Cooked in the Shell
Eggs cooked in the shell are sometimes referred to as "boiled" eggs. However, for best flavour, texture and appearance, it is recommended that eggs be cooked in their shells without boiling.
Cooking eggs in boiling water can over-cook them. Over-cooked eggs can become tough and rubbery-textured and a grey discoloration can form around the yolk.
This discolouration is the formation of ferrous sulphide, a combination of the iron in the yolk and the sulphur in the white or yolk. This reaction may occur when eggs are cooked at too high a temperature or for too long, when they are cooled too slowly, or when there is a high level of iron in the cooking water. The grey colour does not look very nice but the eggs are still edible.
Place cold eggs in a single layer in a saucepan. Cover with at least 1 inch (2.5 cm) cold water over top of the eggs. Bring water to a boil over high heat. Immediately cover the saucepan and remove from the heat to stop boiling. Let eggs stand in the water, covered, for about 3 minutes for large eggs. Remove eggs from the water. Place in an egg cup. Slice off one end and eat with a spoon.
Place cold eggs in a single layer in a saucepan. Cover with at least 1 inch (2.5 cm) cold water over top of the eggs. Bring water quickly to a boil over high heat. Immediately cover the saucepan and remove from the heat to stop boiling. Let eggs stand in water, covered, for 15 to 20 minutes for large eggs. Drain water and immediately run cold water over eggs until cooled.
- Use eggs that have been in the refrigerator the longest; the less fresh the egg, the easier it is to peel.
- If desired, the large end of the eggs can be pricked with a pin or an egg piercer prior to cooking. This step is not essential but some cooks feel it helps prevent the eggs from cracking.
- Rapid cooling after cooking helps prevent a greenish ring from forming around the yolk.
- To hard-cook an egg quickly for Egg Salad, crack it into a poacher or microwave egg cooker and cook until the yolk is cooked. Immerse in cold water for rapid cooling, if desired; drain well.
- To determine whether an egg is hard-cooked, spin it. If it spins smoothly and rapidly, it is hard-cooked.
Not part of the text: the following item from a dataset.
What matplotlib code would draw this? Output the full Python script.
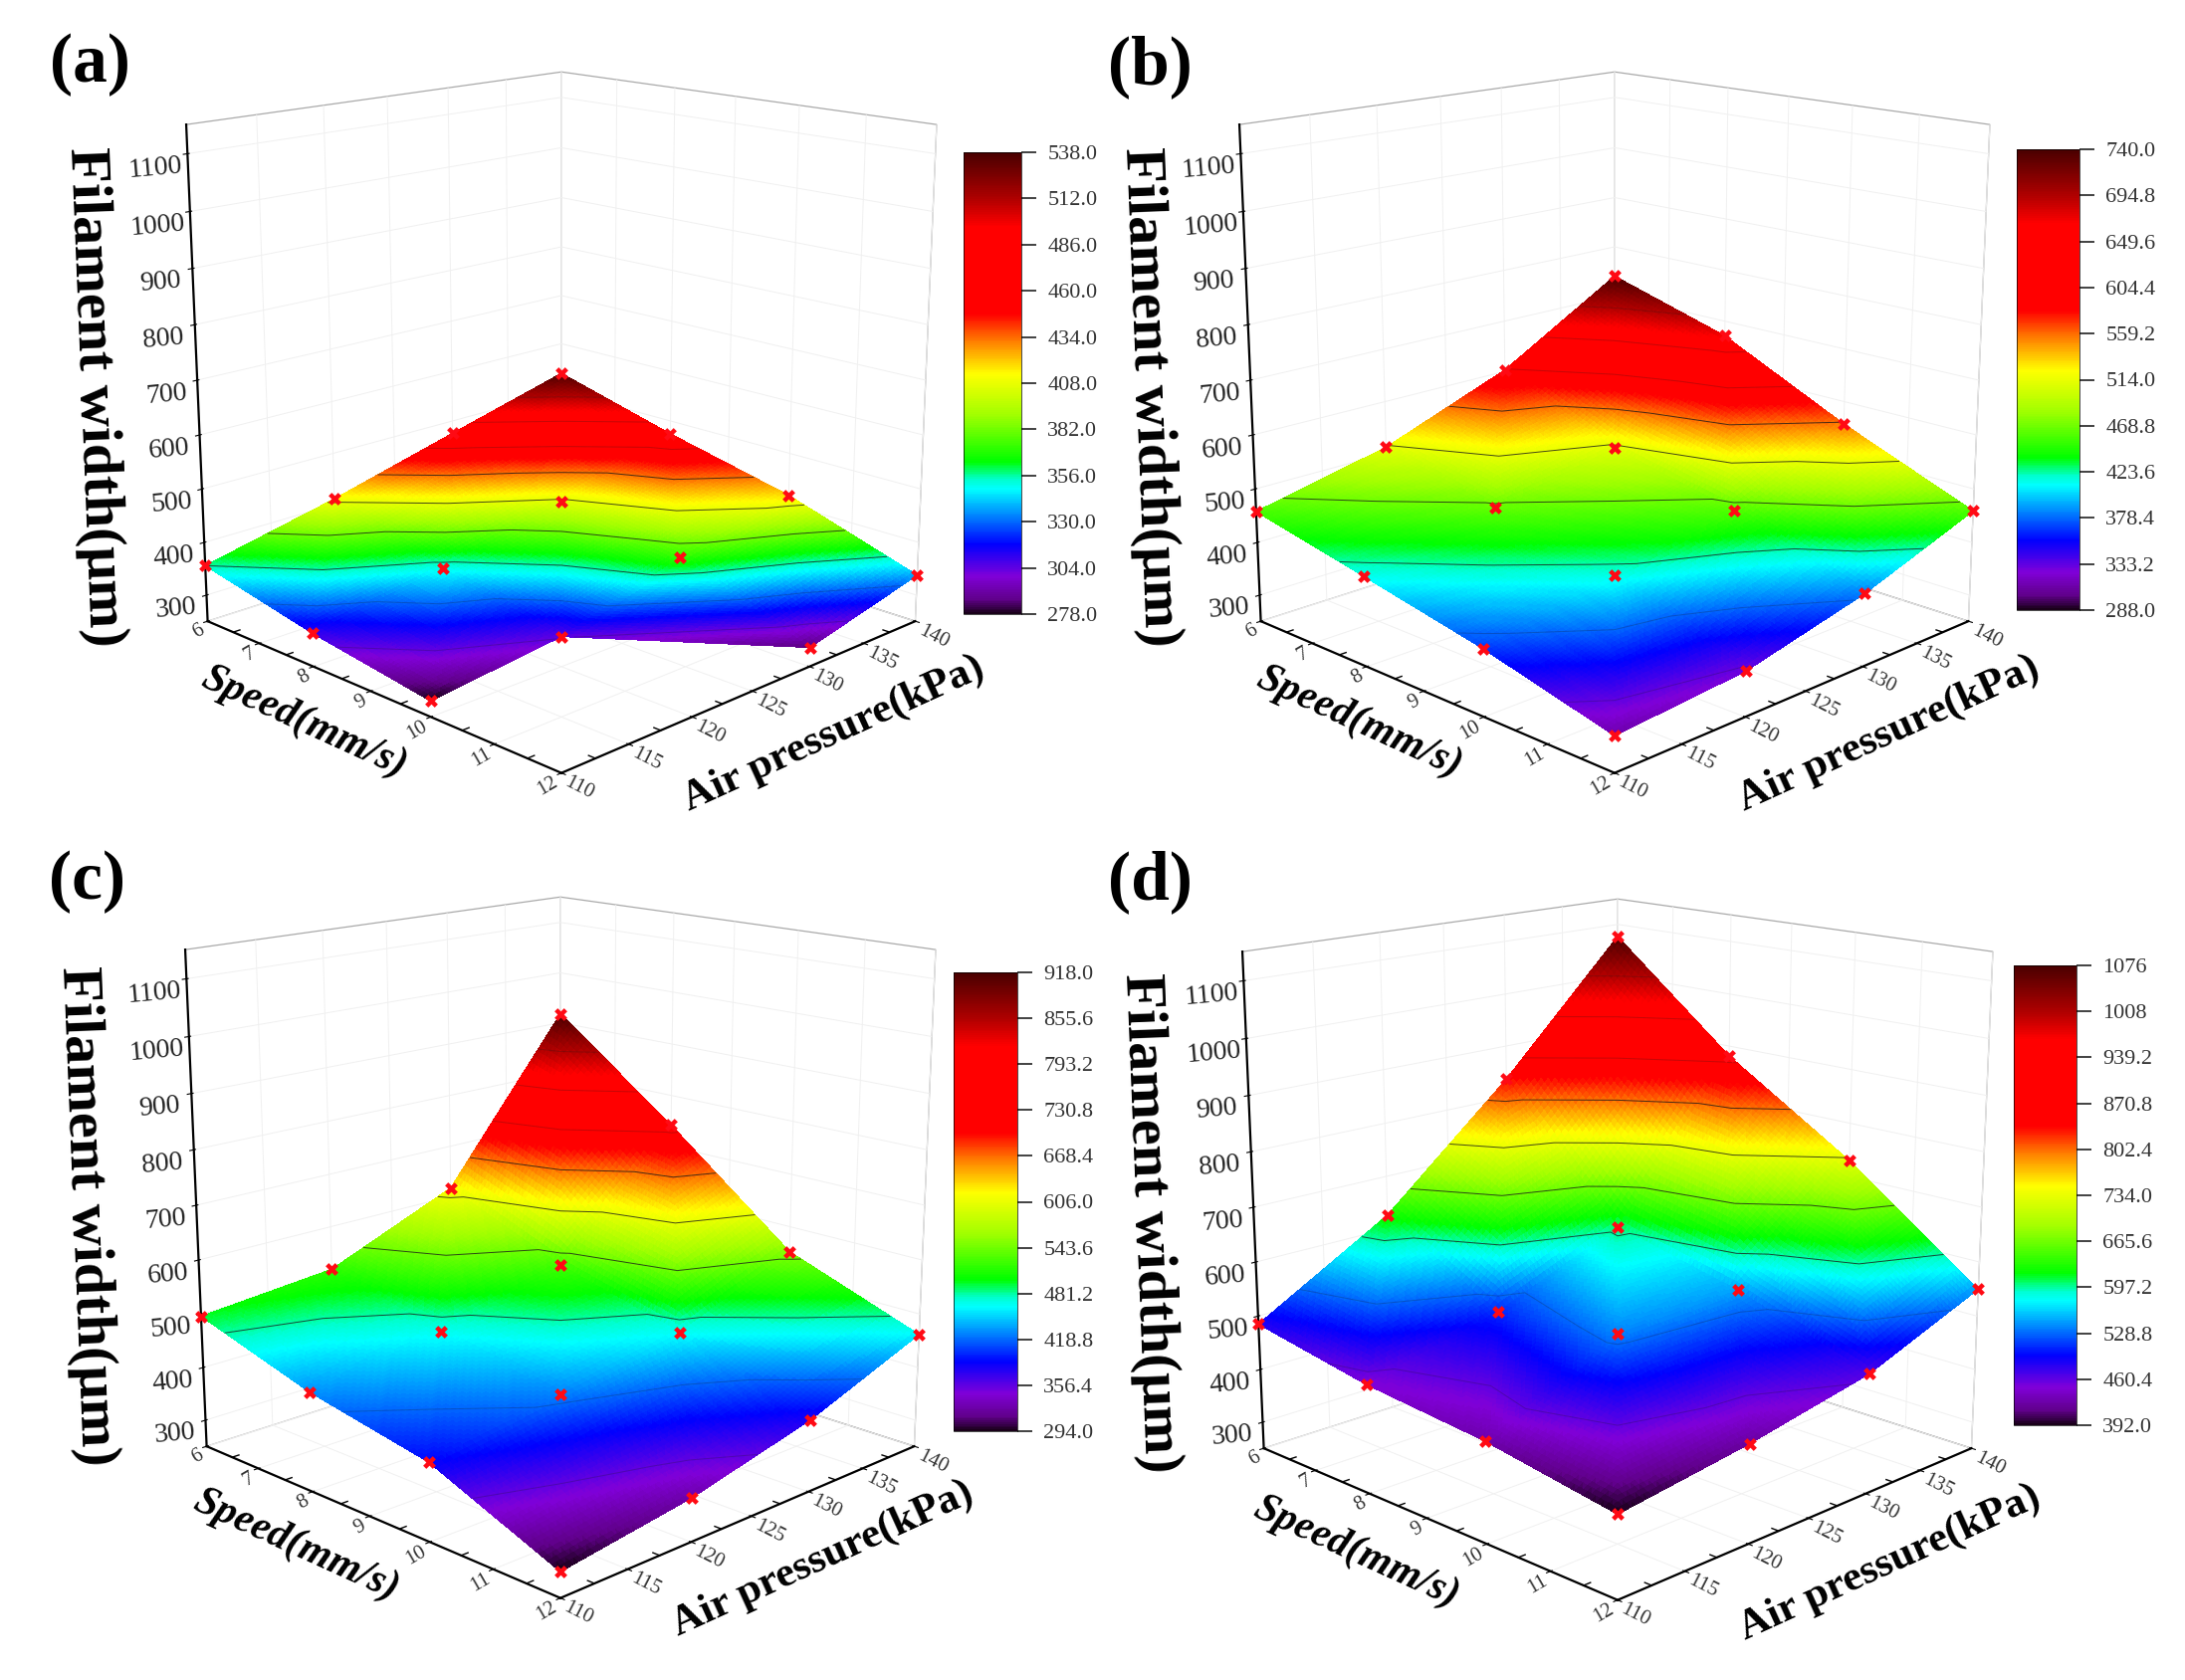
#Recreate the four filament width surfaces with colour bars
import numpy as np
import matplotlib
matplotlib.use('Agg')
import matplotlib.pyplot as plt
import matplotlib.tri as mtri
from matplotlib.colors import LinearSegmentedColormap, Normalize
from matplotlib.cm import ScalarMappable

##########################################
#Data (rows: speed, columns: pressure)
speed = [6, 8, 10, 12]
pressure = [110, 120, 130, 140]

width_a = [[356, 411, 475, 538],
	[311, 351, 406, 474],
	[278, 305, 371, 418],
	[np.nan, np.nan, 285, 338]]
width_b = [[458, 512, 603, 740],
	[414, 465, 510, 671],
	[369, 416, 460, 557],
	[312, 330, 383, 459]]
width_c = [[496, 518, 617, 918],
	[431, 467, 526, 742],
	[389, 426, 465, 552],
	[294, 327, 381, 462]]
width_d = [[485, 626, 836, 1076],
	[448, 508, 603, 881],
	[428, 538, 548, 730],
	[392, 424, 467, 550]]

ticks_a = [538.0, 512.0, 486.0, 460.0, 434.0, 408.0, 382.0, 356.0, 330.0, 304.0, 278.0]
ticks_b = [740.0, 694.8, 649.6, 604.4, 559.2, 514.0, 468.8, 423.6, 378.4, 333.2, 288.0]
ticks_c = [918.0, 855.6, 793.2, 730.8, 668.4, 606.0, 543.6, 481.2, 418.8, 356.4, 294.0]
ticks_d = [1076, 1008, 939.2, 870.8, 802.4, 734.0, 665.6, 597.2, 528.8, 460.4, 392.0]
labels_d = ['1076', '1008', '939.2', '870.8', '802.4', '734.0', '665.6', '597.2', '528.8', '460.4', '392.0']

speed_ticks = [6, 7, 8, 9, 10, 11, 12]
pressure_ticks = [110, 115, 120, 125, 130, 135, 140]
width_ticks = [300, 400, 500, 600, 700, 800, 900, 1000, 1100]

panel_names = ['(a)', '(b)', '(c)', '(d)']

##########################################
#Layout in pixels of the full picture
W, H = 2195, 1688
box_size = 870
box_centers = [(564, 382), (1622, 382), (563, 1211), (1625, 1213)]
cbar_boxes = [(968, 153, 1026, 617), (2026, 150, 2089, 613), (958, 977, 1022, 1438), (2023, 970, 2086, 1432)]
letter_pos = [(90, 65), (1155, 67), (87, 886), (1155, 886)]
zlabel_pos = [(95, 399), (1155, 399), (87, 1222), (1155, 1229)]
xlabel_pos = [(305, 726), (1365, 726), (297, 1553), (1362, 1560)]
ylabel_pos = [(837, 737), (1897, 737), (826, 1566), (1898, 1570)]

plt.rcParams['font.family'] = ['Liberation Serif', 'DejaVu Serif']
plt.rcParams['grid.color'] = '#f0f0f0'
plt.rcParams['grid.linewidth'] = 0.7

rainbow = LinearSegmentedColormap.from_list('origin_rainbow', [(0.0, '#1a001a'), (0.03, '#60008a'), (0.08, '#8000d8'),
	(0.15, '#0000ff'), (0.27, '#00ffff'), (0.29, '#00ffd0'), (0.33, '#00ff00'), (0.43, '#a0ff00'), (0.52, '#ffff00'),
	(0.59, '#ff8000'), (0.65, '#ff0000'), (0.84, '#ff0000'), (0.90, '#b00000'), (1.0, '#4a0000')])


def build_triangles(values):
	#Each grid cell gets two triangles, empty corners drop out
	xx, yy = np.meshgrid(speed, pressure, indexing='ij')
	ok = np.isfinite(values)
	idx = -np.ones(values.shape, dtype=int)
	idx[ok] = np.arange(ok.sum())
	triangles = []
	for i in range(3):
		for j in range(3):
			tris = [[(i, j), (i + 1, j), (i, j + 1)], [(i + 1, j), (i + 1, j + 1), (i, j + 1)]]
			if not ok[i + 1, j]:
				tris = [[(i, j), (i + 1, j + 1), (i, j + 1)]]
			for tri in tris:
				if all(ok[c] for c in tri):
					triangles.append([idx[c] for c in tri])
	return mtri.Triangulation(xx[ok].astype(float), yy[ok].astype(float), triangles), values[ok]


fig = plt.figure(figsize=[W / 100, H / 100], dpi=100)

all_widths = [width_a, width_b, width_c, width_d]
all_ticks = [ticks_a, ticks_b, ticks_c, ticks_d]

for pi in range(4):
	values = np.array(all_widths[pi], dtype=float)
	cticks = all_ticks[pi]
	norm = Normalize(cticks[-1], cticks[0])

	cx, cy = box_centers[pi]
	left = cx - 0.5135 * box_size
	bottom = (H - cy) - 0.5135 * box_size
	ax = fig.add_axes([left / W, bottom / H, box_size / W, box_size / H], projection='3d', computed_zorder=False)
	ax.set_facecolor('none')
	ax.set_proj_type('persp', focal_length=0.5)
	ax.view_init(elev=15.5, azim=-45)
	ax.set_box_aspect((1, 1, 1.0))

	ax.set_xlim(6, 12, view_margin=0)
	ax.set_ylim(110, 140, view_margin=0)
	ax.set_zlim(250, 1150, view_margin=0)

	#Surface, refined only so that the colours run smoothly
	triang, z = build_triangles(values)
	refiner = mtri.UniformTriRefiner(triang)
	fine_tri, fine_z = refiner.refine_field(z, triinterpolator=mtri.LinearTriInterpolator(triang, z), subdiv=5)
	ax.plot_trisurf(fine_tri, fine_z, cmap=rainbow, norm=norm, linewidth=0, antialiased=False, shade=False, zorder=3)

	#Contours: the middle levels are the strong ones
	levels = cticks[::-1]
	line_colors = [(0.1, 0.1, 0.1, 0.8) if 3 <= li <= 6 else (0.1, 0.1, 0.1, 0.25) for li in range(len(levels))]
	ax.tricontour(triang, z, levels=levels, colors=line_colors, linewidths=0.7, zorder=4)

	ax.scatter(triang.x, triang.y, z, c='#ff0a14', marker='X', s=85, linewidths=0, depthshade=False, zorder=5)

	#Axes
	ax.set_xticks(speed_ticks)
	ax.set_yticks(pressure_ticks)
	ax.set_zticks(width_ticks)
	ax.set_xticklabels([str(v) for v in speed_ticks], fontsize=15, rotation=30, color='#333333', ha='right')
	ax.set_yticklabels([str(v) for v in pressure_ticks], fontsize=15, rotation=-27, color='#333333', ha='left')
	ax.set_zticklabels([str(v) for v in width_ticks], fontsize=20, rotation=5, color='#222222')
	ax.tick_params(axis='x', pad=-8)
	ax.tick_params(axis='y', pad=-8)
	ax.tick_params(axis='z', pad=6)
	ax.zaxis.set_ticks_position('lower')

	for axis in [ax.xaxis, ax.yaxis, ax.zaxis]:
		axis.pane.set_facecolor('white')
		axis.pane.set_edgecolor('#555555')
		axis.pane.set_linewidth(0.9)
		axis.line.set_color('black')
		axis.line.set_linewidth(1.6)
		axis._axinfo['tick']['inward_factor'] = 0.12
		axis._axinfo['tick']['outward_factor'] = 0.05

	#Small ticks between the labelled ones
	for v in np.arange(6.5, 12, 1):
		ax.plot([v, v], [110, 110.5], [250, 250], color='black', lw=1, zorder=2)
	for v in np.arange(112.5, 140, 5):
		ax.plot([12, 11.9], [v, v], [250, 250], color='black', lw=1, zorder=2)

	#Colour bar
	x0, y0, x1, y1 = cbar_boxes[pi]
	cax = fig.add_axes([x0 / W, (H - y1) / H, (x1 - x0) / W, (y1 - y0) / H])
	cbar = fig.colorbar(ScalarMappable(norm=norm, cmap=rainbow), cax=cax, ticks=cticks)
	if pi == 3:
		cbar.set_ticklabels(labels_d)
	else:
		cbar.set_ticklabels(['%.1f' % v for v in cticks])
	cbar.ax.tick_params(labelsize=16, length=11, width=1.3, color='#333333', labelcolor='#333333', pad=8)
	cbar.outline.set_linewidth(0.5)

	#Titles placed as in the picture
	fig.text(letter_pos[pi][0] / W, 1 - letter_pos[pi][1] / H, panel_names[pi], fontsize=50, fontweight='bold', ha='center', va='center')
	fig.text(zlabel_pos[pi][0] / W, 1 - zlabel_pos[pi][1] / H, 'Filament width(\u03bcm)', fontsize=42, fontweight='bold', rotation=-87.7,
		ha='center', va='center', rotation_mode='anchor')
	fig.text(xlabel_pos[pi][0] / W, 1 - xlabel_pos[pi][1] / H, 'Speed(mm/s)', fontsize=30, fontweight='bold', style='italic', rotation=-24.5,
		ha='center', va='center', rotation_mode='anchor')
	fig.text(ylabel_pos[pi][0] / W, 1 - ylabel_pos[pi][1] / H, 'Air pressure(kPa)', fontsize=31, fontweight='bold', rotation=24.5,
		ha='center', va='center', rotation_mode='anchor')

plt.savefig('out.png', dpi=100)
If it wobbles and spins slowly, it is raw.
- Keep hard-cooked eggs refrigerated and use them within a week.
Peeling Hard Cooked Eggs
Crackle shell all over. Roll egg between your hands to loosen the shell. Or hold egg under cold running water or dip egg in a bowl of water to help ease off the shell. Begin peeling at the wide end of the egg where the air cell is located.